Returns:: Amplitude vector in the form \([\mathrm{d}\mu_x/\mathrm{d}t,\ \mathrm{d}\mu_y/\mathrm{d}t,\ \mathrm{d}\mu_z/\mathrm{d}t]\).
Return type:: numpy.ndarray of float, shape (3,)

have_result()¶

Check if a staged step is ready to be committed.

Notes

This method should not be overridden by subclasses.

Returns:: Whether a staged step is ready.
Return type:: bool

initialize(dt_new, molecule_id)[source]¶

Set the time step and molecule ID for this SHO model, and provide additional initialization for the SHO.

Parameters:

dt_new (float) – The new time step in atomic units (a.u.).
molecule_id (int) – The ID of the molecule.

propagate(effective_efield_vec)[source]¶

Propagate the Lorentzian-bath model dynamics given the effective electric field vector.

Parameters:: effective_efield_vec (array-like of float, shape (3,)) – Effective electric field vector in the form [E_x, E_y, E_z].

stage_step(E_vec)¶

Stage a propagation step with the given effective electric field vector.

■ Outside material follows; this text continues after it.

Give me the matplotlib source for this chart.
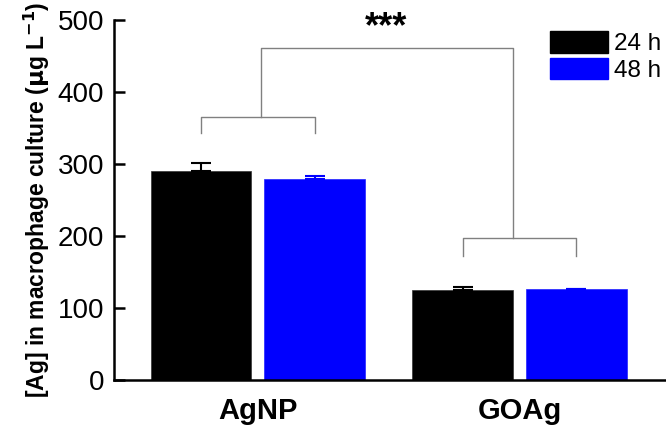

This method performs the propagation and calculates the amplitude vector, but does not commit the changes to the internal state. The result can be committed later using the self.commit_step method.

Notes

This method should not be overridden by subclasses.

Parameters:: E_vec (array-like of float, shape (3,)) – Effective electric field vector in the form [E_x, E_y, E_z].